Recorded data:
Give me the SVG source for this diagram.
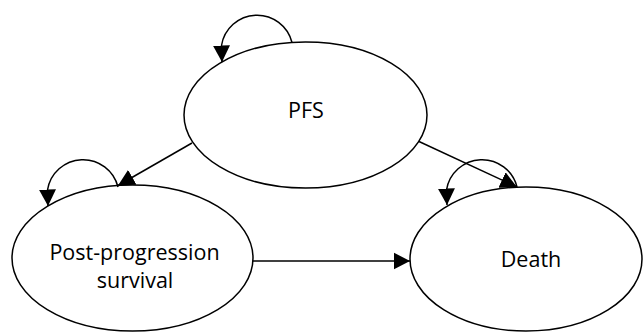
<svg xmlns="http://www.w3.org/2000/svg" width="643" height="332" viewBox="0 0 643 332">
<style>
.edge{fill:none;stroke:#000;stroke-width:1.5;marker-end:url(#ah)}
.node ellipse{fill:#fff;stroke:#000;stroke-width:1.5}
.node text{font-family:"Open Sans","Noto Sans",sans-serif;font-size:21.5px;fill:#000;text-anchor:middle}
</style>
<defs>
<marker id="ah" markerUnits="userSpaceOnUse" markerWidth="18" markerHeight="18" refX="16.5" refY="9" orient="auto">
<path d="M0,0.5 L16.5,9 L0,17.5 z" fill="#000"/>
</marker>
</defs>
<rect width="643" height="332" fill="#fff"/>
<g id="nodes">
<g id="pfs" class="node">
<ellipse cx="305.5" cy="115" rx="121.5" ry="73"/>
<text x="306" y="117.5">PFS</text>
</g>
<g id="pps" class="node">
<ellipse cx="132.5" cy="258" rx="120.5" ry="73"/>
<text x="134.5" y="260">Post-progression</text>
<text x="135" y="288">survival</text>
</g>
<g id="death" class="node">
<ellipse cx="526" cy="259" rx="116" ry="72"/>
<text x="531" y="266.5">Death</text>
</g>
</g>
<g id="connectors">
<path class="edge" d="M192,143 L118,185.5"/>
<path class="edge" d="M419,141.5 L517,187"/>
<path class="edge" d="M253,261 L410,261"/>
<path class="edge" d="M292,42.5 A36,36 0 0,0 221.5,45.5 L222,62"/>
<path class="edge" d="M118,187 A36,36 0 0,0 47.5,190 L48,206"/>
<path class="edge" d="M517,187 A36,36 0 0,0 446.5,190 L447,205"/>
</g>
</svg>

...

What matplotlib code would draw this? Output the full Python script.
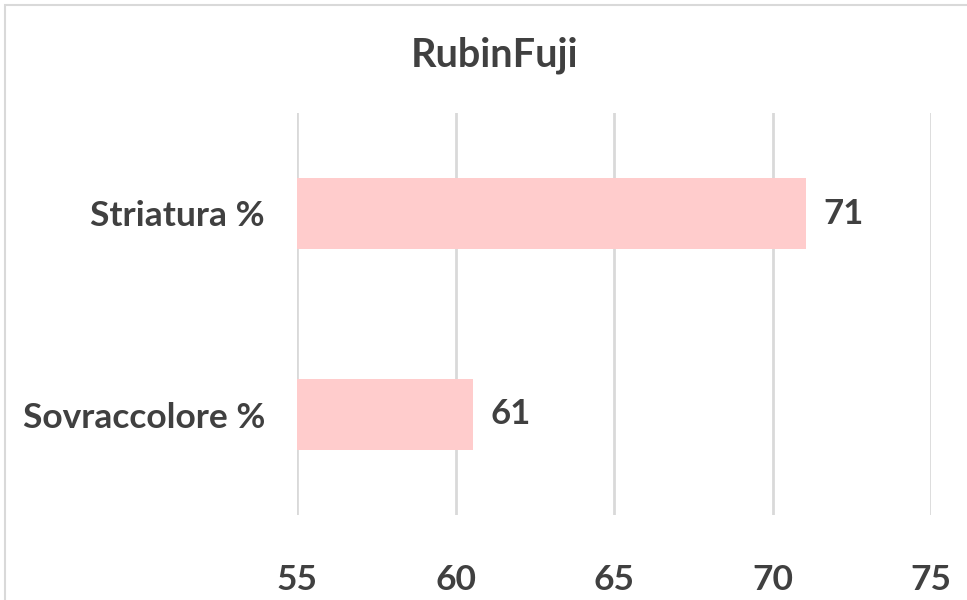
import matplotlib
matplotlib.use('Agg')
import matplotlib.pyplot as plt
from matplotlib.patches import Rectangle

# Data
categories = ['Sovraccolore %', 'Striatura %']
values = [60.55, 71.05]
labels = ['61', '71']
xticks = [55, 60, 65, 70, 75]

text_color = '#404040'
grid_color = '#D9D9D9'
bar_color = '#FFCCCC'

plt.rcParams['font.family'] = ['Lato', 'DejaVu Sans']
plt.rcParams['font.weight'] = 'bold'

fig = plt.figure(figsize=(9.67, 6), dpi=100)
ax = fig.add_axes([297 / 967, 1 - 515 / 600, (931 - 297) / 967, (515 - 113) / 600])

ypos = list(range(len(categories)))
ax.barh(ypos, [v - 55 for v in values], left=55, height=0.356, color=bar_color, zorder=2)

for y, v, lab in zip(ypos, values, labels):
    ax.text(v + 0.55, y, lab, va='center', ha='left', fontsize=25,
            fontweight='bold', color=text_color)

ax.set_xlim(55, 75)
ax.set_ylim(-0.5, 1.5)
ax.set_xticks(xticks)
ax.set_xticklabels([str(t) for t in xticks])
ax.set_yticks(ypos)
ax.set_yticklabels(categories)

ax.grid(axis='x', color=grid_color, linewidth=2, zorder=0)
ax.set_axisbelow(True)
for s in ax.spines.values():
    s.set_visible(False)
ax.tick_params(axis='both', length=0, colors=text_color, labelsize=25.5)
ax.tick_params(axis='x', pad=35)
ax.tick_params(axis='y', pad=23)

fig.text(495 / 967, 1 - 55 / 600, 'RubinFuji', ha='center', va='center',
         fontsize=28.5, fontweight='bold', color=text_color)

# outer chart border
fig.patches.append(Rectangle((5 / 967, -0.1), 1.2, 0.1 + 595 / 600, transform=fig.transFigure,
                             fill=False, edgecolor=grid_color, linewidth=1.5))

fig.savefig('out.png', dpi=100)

Brief
Looking above, find the stretch of lines that opens with the one holding "What matplotlib code" and closes with the one holding "ax.set_yticklabels(categories)". Copy it exactly, pictures excluded.

Solution to the exercise
What matplotlib code would draw this? Output the full Python script.
import matplotlib
matplotlib.use('Agg')
import matplotlib.pyplot as plt
from matplotlib.patches import Rectangle

# Data
categories = ['Sovraccolore %', 'Striatura %']
values = [60.55, 71.05]
labels = ['61', '71']
xticks = [55, 60, 65, 70, 75]

text_color = '#404040'
grid_color = '#D9D9D9'
bar_color = '#FFCCCC'

plt.rcParams['font.family'] = ['Lato', 'DejaVu Sans']
plt.rcParams['font.weight'] = 'bold'

fig = plt.figure(figsize=(9.67, 6), dpi=100)
ax = fig.add_axes([297 / 967, 1 - 515 / 600, (931 - 297) / 967, (515 - 113) / 600])

ypos = list(range(len(categories)))
ax.barh(ypos, [v - 55 for v in values], left=55, height=0.356, color=bar_color, zorder=2)

for y, v, lab in zip(ypos, values, labels):
    ax.text(v + 0.55, y, lab, va='center', ha='left', fontsize=25,
            fontweight='bold', color=text_color)

ax.set_xlim(55, 75)
ax.set_ylim(-0.5, 1.5)
ax.set_xticks(xticks)
ax.set_xticklabels([str(t) for t in xticks])
ax.set_yticks(ypos)
ax.set_yticklabels(categories)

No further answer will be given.